В алебастровом свете угасающего дня решительной и неспешной походкой отставного актёра он подошёл к знакомой облезлой двери переговорного пункта. Было ровно восемь. Время пересменка. Милка, ничего не говоря, улыбнулась ему из-за стекла и бросила «Пока» своей сменщице Надьке.
«Всё в талию! — удивился Додик. — Она вся в талию — так ловко на ней всё сидит. Так точно получается прийти вовремя и вовремя остановиться, пройти по краешку и отказаться от соблазна… — я так не смогу никогда».
— Куда мы идём? — прервала она его размышления.
— Мы? К Борьке Иванову.
— Это кто у нас будет, Иванов? — поинтересовалась Милка.
— Художник знаменитый… он тебе понравится.
— И кто же я буду? — Милка остановилась и, не вынимая руки из-под додикиной, согнутой в локте, заглянула ему в глаза.
— А что, нужен статус? Я не могу прийти со своей знакомой?
— Просто так?
— Ты что, Милка?
— Не знаю — никогда не была у знаменитых художников.
— Да мы в мастерскую к нему идём, не домой!

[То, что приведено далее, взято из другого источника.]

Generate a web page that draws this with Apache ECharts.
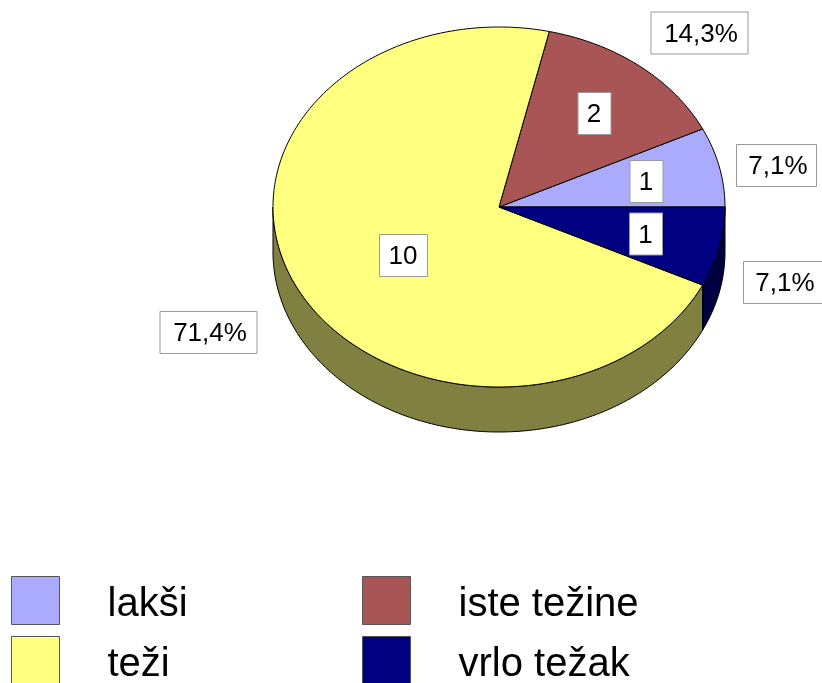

— Тем более… вдруг спросит: «С какой стати, мол, с девушкой пришёл?» Может? Додик пожал плечами.
— О! Да ты с дамой! — словно продолжая их разговор, воскликнул Иванов, увидев их в дверях, и, не стесняясь, пристально рассматривая, ободрил: — А вы не смущайтесь.
— Меня Людмила зовут.
— Мила… художники все такие. Врачи и художники. Те внутри копаются, а мы… мы тоже внутри, в душе… значит… Разговор-то серьёзный, — обратился он к Додику, — давай отложим до другого раза, до завтра… — он был явно огорчён, что Додик без предупреждения пришёл не один.
— Я могу обождать… или уйти… Нет, серьёзно! Без обиды! — она остановилась на пороге.
— Обиды? Кто же даст вас обидеть? — усмехнулся Иванов.
— А у меня нет от неё секретов! — неожиданно даже для самого себя сказал Додик, и все замолчали.
— Проходите!.. Это всё секреты Полишинеля, до гостайн нам далеко, а наши-то тайны… они тем и полны, что все знают… ладно… вот что, Додик… — он кивнул головой внутрь мастерской, достал из холодильника запотевшую бутылку, и когда они устроились за столом, продолжил: «Меня в журнал пригласили… друзья мои… пока неважно — кто… предлагают вот это опубликовать, статью сделать», — он показал на рисунки, висевшие на стене… на свои любимые, вычерченные безнадежной тоской «Заборы», которые даже ему не давали выставить нигде, кроме его собственной мастерской. Милка молчала и пыталась вникнуть в суть происходящего — всё это было так непривычно и неожиданно для неё.
— Прекрасно, — вставил Додик.
— Да! Я согласился… ну, почти… хотя рискую сильно… За эти «Заборы России» мне потом лихо заплатят здесь… я думаю.
— Не понял! — возразил Додик.
— Не понял. Не понял, потому что торопишься… журнал этот, или альманах, значит, там издавать будут! А отплатят здесь.
— Опять не понял, — вставил Додик.
— Додик! Ну какой же ты непонятливый! — с укором сказала Милка, и он вздрогнул, настолько знакомой и родной показалась ему интонация… он судорожно вспоминал, откуда, почему и даже вслух произнёс: «Не может быть!» — когда догадался, откуда она — из детства, из повести, из Милкиных уст… «Не может быть!»